2026 · Builder — hardware, sysadmin, networking · Active
infrastructureLinuxself-hostingAI

The Problem

I got tired of API rate limits and having no say in which model runs. I wanted a local inference server my family could use from their phones — no accounts, no subscriptions, no data leaving my apartment.

The Build

Found an HP Z440 on Dutch Marktplaats for €320 — Xeon E5-2680v4, 32 GB ECC, GTX 1080. Checked every component in person before handing over cash. Installed Ubuntu Server 24.04 headless, wired up NVIDIA drivers, Docker GPU passthrough, and Ollama + Open WebUI. Remote access runs through Tailscale — mesh VPN, no port forwarding, nothing exposed to the internet. My mom chats with a local LLM from her phone now. She doesn't know what a model is. That's the point.

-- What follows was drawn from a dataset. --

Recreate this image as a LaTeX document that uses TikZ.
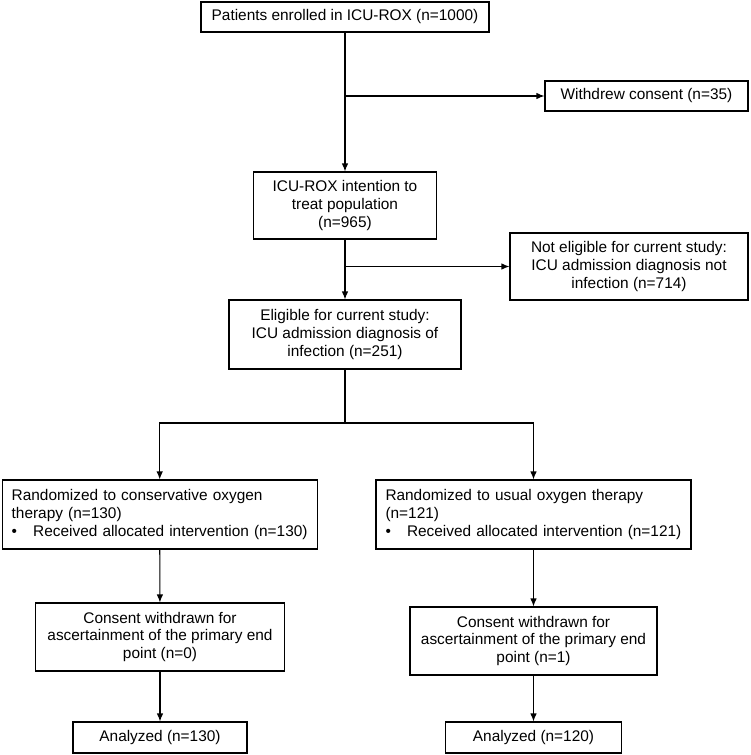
\documentclass[tikz,border=0pt]{standalone}
\usepackage{fontspec}
\setmainfont{Liberation Sans}
\usetikzlibrary{arrows.meta}
\tikzset{
  box/.style={draw, line width=1.1pt, inner sep=0pt, align=center,
    font=\fontsize{15.4}{17.7}\selectfont},
  listbox/.style={box, align=left, inner xsep=9.5pt, text width=296pt,
    minimum height=69pt},
  flow/.style={-{Latex[length=8pt,width=6.5pt]}, line width=1.1pt},
}
\newcommand{\bulletitem}{\makebox[21.5pt][l]{\textbullet}}
\begin{document}
\begin{tikzpicture}[x=1pt,y=-1pt]
  \useasboundingbox (0,0) rectangle (750,755);
  \node[box, minimum width=288pt, minimum height=30pt] (enrolled) at (345,17) {Patients enrolled in ICU-ROX (n=1000)};
  \node[box, minimum width=203pt, minimum height=30pt] (withdrew) at (646.5,96) {Withdrew consent (n=35)};
  \node[box, minimum width=183pt, minimum height=67pt] (itt) at (345,205.5) {ICU-ROX intention to\\treat population\\(n=965)};
  \node[box, minimum width=238pt, minimum height=67pt] (noteligible) at (629,266.5) {Not eligible for current study:\\ICU admission diagnosis not\\infection (n=714)};
  \node[box, minimum width=232pt, minimum height=69pt] (eligible) at (345,334.5) {Eligible for current study:\\ICU admission diagnosis of\\infection (n=251)};
  \node[listbox] (randcons) at (159.7,514.5) {Randomized to conservative oxygen\\therapy (n=130)\\\bulletitem Received allocated intervention (n=130)};
  \node[listbox] (randusual) at (533.5,514.5) {Randomized to usual oxygen therapy\\(n=121)\\\bulletitem Received allocated intervention (n=121)};
  \node[box, minimum width=249pt, minimum height=68pt] (conscons) at (160,637) {Consent withdrawn for\\ascertainment of the primary end\\point (n=0)};
  \node[box, minimum width=247pt, minimum height=68pt] (consusual) at (533.5,641) {Consent withdrawn for\\ascertainment of the primary end\\point (n=1)};
  \node[box, minimum width=174pt, minimum height=31pt] (anacons) at (160,737.5) {Analyzed (n=130)};
  \node[box, minimum width=176pt, minimum height=31pt] (anausual) at (533.5,737.5) {Analyzed (n=120)};
  \coordinate (split) at (345,423);
  \draw[flow] (enrolled) -- (itt);
  \draw[flow] (enrolled.south |- withdrew.west) -- (withdrew);
  \draw[flow] (itt) -- (eligible);
  \draw[flow] (itt.south |- noteligible.west) -- (noteligible);
  \draw[line width=1.1pt] (eligible) -- (split);
  \draw[flow] (split) -| (randcons);
  \draw[flow] (split) -| (randusual);
  \draw[flow] (randcons) -- (conscons);
  \draw[flow] (randusual) -- (consusual);
  \draw[flow] (conscons) -- (anacons);
  \draw[flow] (consusual) -- (anausual);
\end{tikzpicture}
\end{document}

Open WebUI ← browser Ollama Docker + GPU passthrough Ubuntu Server 24.04 HP Z440 · Xeon E5-2680v4 · 1080 → 3060 Tailscale VPN → accessible anywhere
Full stack: from bare metal to browser-based AI chat

The Lockout

Two weeks in, I lost SSH access. authorized_keys got wiped by a silent save failure — turns out LVM had only allocated 100 GB of a 256 GB NVMe, and 64 GB of AER error logs had quietly filled the disk. Writes failed silently. I recovered through one still-open terminal session that happened to be running. One session. That was all that stood between me and reformatting the drive and starting over. I spent that night extending the LVM partition, clearing the logs, and hardening everything I could think of. The server hasn't gone down since.

The Ops Layer

  • LAN + Tailscale only. No direct public internet exposure.
  • Key-only SSH, UFW, fail2ban, and unattended security upgrades.
  • Journald capped, reserved disk blocks, and a daily disk-usage warning after the lockout.
  • Open WebUI stays the family-facing layer; admin stays in the terminal.

The Result

During bring-up, Llama 3.2 was running at about 75 tok/s on the original GTX 1080. Since then the box has kept growing: BIOS updated, the 1080 swapped for an RTX 3060, and the stack hardened enough that I trust it on the LAN and over the tailnet. It earns its electricity bill.